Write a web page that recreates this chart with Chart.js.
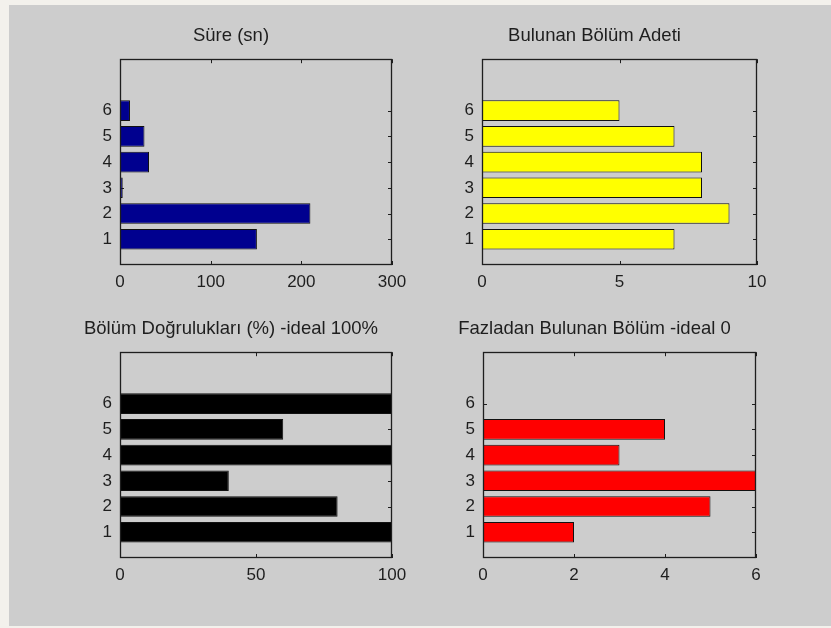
<!DOCTYPE html>
<html>
<head>
<meta charset="utf-8">
<script src="https://cdn.jsdelivr.net/npm/chart.js@4"></script>
<style>
  html, body { margin: 0; padding: 0; }
  body { width: 831px; height: 628px; background: #f3f1ec; position: relative; overflow: hidden; }
  #fig { position: absolute; left: 9px; top: 5px; width: 822px; height: 621px; background: #cdcdcd; }
  canvas { position: absolute; }
</style>
</head>
<body>
<div id="fig"></div>

<script>
// veriler
const categories = [1, 2, 3, 4, 5, 6];
const sureValues = [151, 210, 3, 32, 27, 11];
const bulunanValues = [7, 9, 8, 8, 7, 5];
const dogrulukValues = [100, 80, 40, 100, 60, 100];
const fazladanValues = [2, 5, 6, 3, 4, 0];

const titles = [
    "Süre (sn)",
    "Bulunan Bölüm Adeti",
    "Bölüm Doğrulukları (%) -ideal 100%",
    "Fazladan Bulunan Bölüm -ideal 0"
];
const xMaxes = [300, 10, 100, 6];
const xSteps = [100, 5, 50, 2];
const yMax = 8;

const TEXT = "#1e1e1e";
const FONT = "'Liberation Sans', Arial, sans-serif";

// kutu + iç tik işaretleri (matlab gibi)
const axesBox = {
    id: "axesBox",
    beforeDatasetsDraw(chart) {
        const ctx = chart.ctx;
        const a = chart.chartArea;
        const xs = chart.scales.x, ys = chart.scales.y;
        ctx.save();
        ctx.strokeStyle = TEXT;
        ctx.lineWidth = 1;
        ctx.beginPath();
        xs.ticks.forEach(t => {
            const px = Math.round(xs.getPixelForValue(t.value)) + 0.5;
            ctx.moveTo(px, a.bottom); ctx.lineTo(px, a.bottom - 4);
            ctx.moveTo(px, a.top); ctx.lineTo(px, a.top + 4);
        });
        categories.forEach(c => {
            const py = Math.round(ys.getPixelForValue(c)) + 0.5;
            ctx.moveTo(a.left, py); ctx.lineTo(a.left + 4, py);
            ctx.moveTo(a.right, py); ctx.lineTo(a.right - 4, py);
        });
        ctx.stroke();
        ctx.restore();
    },
    afterDatasetsDraw(chart) {
        const ctx = chart.ctx;
        const a = chart.chartArea;
        ctx.save();
        ctx.strokeStyle = TEXT;
        ctx.lineWidth = 1.3;
        ctx.strokeRect(Math.round(a.left) + 0.5, Math.round(a.top) + 0.5,
            Math.round(a.right - a.left) - 1, Math.round(a.bottom - a.top) - 1);
        ctx.restore();
    }
};

function makePanel(i, values, color, box) {
    const padL = 50, padT = 40, padR = 40, padB = 40;
    const cv = document.createElement("canvas");
    cv.width = box.w + padL + padR;
    cv.height = box.h + padT + padB;
    cv.style.left = (box.x - padL) + "px";
    cv.style.top = (box.y - padT) + "px";
    document.body.appendChild(cv);

    new Chart(cv, {
        type: "bar",
        data: {
            datasets: [{
                data: categories.map((c, k) => ({ y: c, x: values[k] })),
                backgroundColor: color,
                borderColor: "#111",
                borderWidth: 1,
                borderSkipped: false,
                barPercentage: 0.8,
                categoryPercentage: 1
            }]
        },
        options: {
            indexAxis: "y",
            responsive: false,
            animation: false,
            layout: { padding: { left: 0, right: padR, top: 0, bottom: 0 } },
            plugins: {
                legend: { display: false },
                tooltip: { enabled: false },
                title: {
                    display: true,
                    text: titles[i],
                    color: TEXT,
                    font: { family: FONT, size: 18.5, weight: "normal" },
                    padding: { top: 6, bottom: 12 }
                }
            },
            scales: {
                x: {
                    type: "linear",
                    min: 0,
                    max: xMaxes[i],
                    grid: { display: false, drawTicks: false },
                    border: { display: false },
                    ticks: {
                        stepSize: xSteps[i],
                        color: TEXT,
                        padding: 7,
                        maxRotation: 0,
                        font: { family: FONT, size: 17 }
                    },
                    afterFit: s => { s.height = padB; }
                },
                y: {
                    type: "linear",
                    min: 0,
                    max: yMax,
                    offset: false,
                    grid: { display: false, drawTicks: false },
                    border: { display: false },
                    ticks: {
                        stepSize: 1,
                        color: TEXT,
                        padding: 8,
                        font: { family: FONT, size: 17 },
                        callback: v => categories.includes(v) ? String(v) : ""
                    },
                    afterFit: s => { s.width = padL; }
                }
            }
        },
        plugins: [axesBox]
    });
}

makePanel(0, sureValues, "#00008f", { x: 120, y: 59, w: 272, h: 206 });
makePanel(1, bulunanValues, "#ffff00", { x: 482, y: 59, w: 275, h: 206 });
makePanel(2, dogrulukValues, "#000000", { x: 120, y: 352, w: 272, h: 206 });
makePanel(3, fazladanValues, "#ff0000", { x: 483, y: 352, w: 273, h: 206 });
</script>
</body>
</html>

::::::::

▶ [STATED EXERCISE] Output all of the data exactly as it stands, minus any images.

▶ [RESPONSE]
Write a web page that recreates this chart with Chart.js.
<!DOCTYPE html>
<html>
<head>
<meta charset="utf-8">
<script src="https://cdn.jsdelivr.net/npm/chart.js@4"></script>
<style>
  html, body { margin: 0; padding: 0; }
  body { width: 831px; height: 628px; background: #f3f1ec; position: relative; overflow: hidden; }
  #fig { position: absolute; left: 9px; top: 5px; width: 822px; height: 621px; background: #cdcdcd; }
  canvas { position: absolute; }
</style>
</head>
<body>
<div id="fig"></div>

<script>
// veriler
const categories = [1, 2, 3, 4, 5, 6];
const sureValues = [151, 210, 3, 32, 27, 11];
const bulunanValues = [7, 9, 8, 8, 7, 5];
const dogrulukValues = [100, 80, 40, 100, 60, 100];
const fazladanValues = [2, 5, 6, 3, 4, 0];

const titles = [
    "Süre (sn)",
    "Bulunan Bölüm Adeti",
    "Bölüm Doğrulukları (%) -ideal 100%",
    "Fazladan Bulunan Bölüm -ideal 0"
];
const xMaxes = [300, 10, 100, 6];
const xSteps = [100, 5, 50, 2];
const yMax = 8;

const TEXT = "#1e1e1e";
const FONT = "'Liberation Sans', Arial, sans-serif";

// kutu + iç tik işaretleri (matlab gibi)
const axesBox = {
    id: "axesBox",
    beforeDatasetsDraw(chart) {
        const ctx = chart.ctx;
        const a = chart.chartArea;
        const xs = chart.scales.x, ys = chart.scales.y;
        ctx.save();
        ctx.strokeStyle = TEXT;
        ctx.lineWidth = 1;
        ctx.beginPath();
        xs.ticks.forEach(t => {
            const px = Math.round(xs.getPixelForValue(t.value)) + 0.5;
            ctx.moveTo(px, a.bottom); ctx.lineTo(px, a.bottom - 4);
            ctx.moveTo(px, a.top); ctx.lineTo(px, a.top + 4);
        });
        categories.forEach(c => {
            const py = Math.round(ys.getPixelForValue(c)) + 0.5;
            ctx.moveTo(a.left, py); ctx.lineTo(a.left + 4, py);
            ctx.moveTo(a.right, py); ctx.lineTo(a.right - 4, py);
        });
        ctx.stroke();
        ctx.restore();
    },
    afterDatasetsDraw(chart) {
        const ctx = chart.ctx;
        const a = chart.chartArea;
        ctx.save();
        ctx.strokeStyle = TEXT;
        ctx.lineWidth = 1.3;
        ctx.strokeRect(Math.round(a.left) + 0.5, Math.round(a.top) + 0.5,
            Math.round(a.right - a.left) - 1, Math.round(a.bottom - a.top) - 1);
        ctx.restore();
    }
};

function makePanel(i, values, color, box) {
    const padL = 50, padT = 40, padR = 40, padB = 40;
    const cv = document.createElement("canvas");
    cv.width = box.w + padL + padR;
    cv.height = box.h + padT + padB;
    cv.style.left = (box.x - padL) + "px";
    cv.style.top = (box.y - padT) + "px";
    document.body.appendChild(cv);

    new Chart(cv, {
        type: "bar",
        data: {
            datasets: [{
                data: categories.map((c, k) => ({ y: c, x: values[k] })),
                backgroundColor: color,
                borderColor: "#111",
                borderWidth: 1,
                borderSkipped: false,
                barPercentage: 0.8,
                categoryPercentage: 1
            }]
        },
        options: {
            indexAxis: "y",
            responsive: false,
            animation: false,
            layout: { padding: { left: 0, right: padR, top: 0, bottom: 0 } },
            plugins: {
                legend: { display: false },
                tooltip: { enabled: false },
                title: {
                    display: true,
                    text: titles[i],
                    color: TEXT,
                    font: { family: FONT, size: 18.5, weight: "normal" },
                    padding: { top: 6, bottom: 12 }
                }
            },
            scales: {
                x: {
                    type: "linear",
                    min: 0,
                    max: xMaxes[i],
                    grid: { display: false, drawTicks: false },
                    border: { display: false },
                    ticks: {
                        stepSize: xSteps[i],
                        color: TEXT,
                        padding: 7,
                        maxRotation: 0,
                        font: { family: FONT, size: 17 }
                    },
                    afterFit: s => { s.height = padB; }
                },
                y: {
                    type: "linear",
                    min: 0,
                    max: yMax,
                    offset: false,
                    grid: { display: false, drawTicks: false },
                    border: { display: false },
                    ticks: {
                        stepSize: 1,
                        color: TEXT,
                        padding: 8,
                        font: { family: FONT, size: 17 },
                        callback: v => categories.includes(v) ? String(v) : ""
                    },
                    afterFit: s => { s.width = padL; }
                }
            }
        },
        plugins: [axesBox]
    });
}

makePanel(0, sureValues, "#00008f", { x: 120, y: 59, w: 272, h: 206 });
makePanel(1, bulunanValues, "#ffff00", { x: 482, y: 59, w: 275, h: 206 });
makePanel(2, dogrulukValues, "#000000", { x: 120, y: 352, w: 272, h: 206 });
makePanel(3, fazladanValues, "#ff0000", { x: 483, y: 352, w: 273, h: 206 });
</script>
</body>
</html>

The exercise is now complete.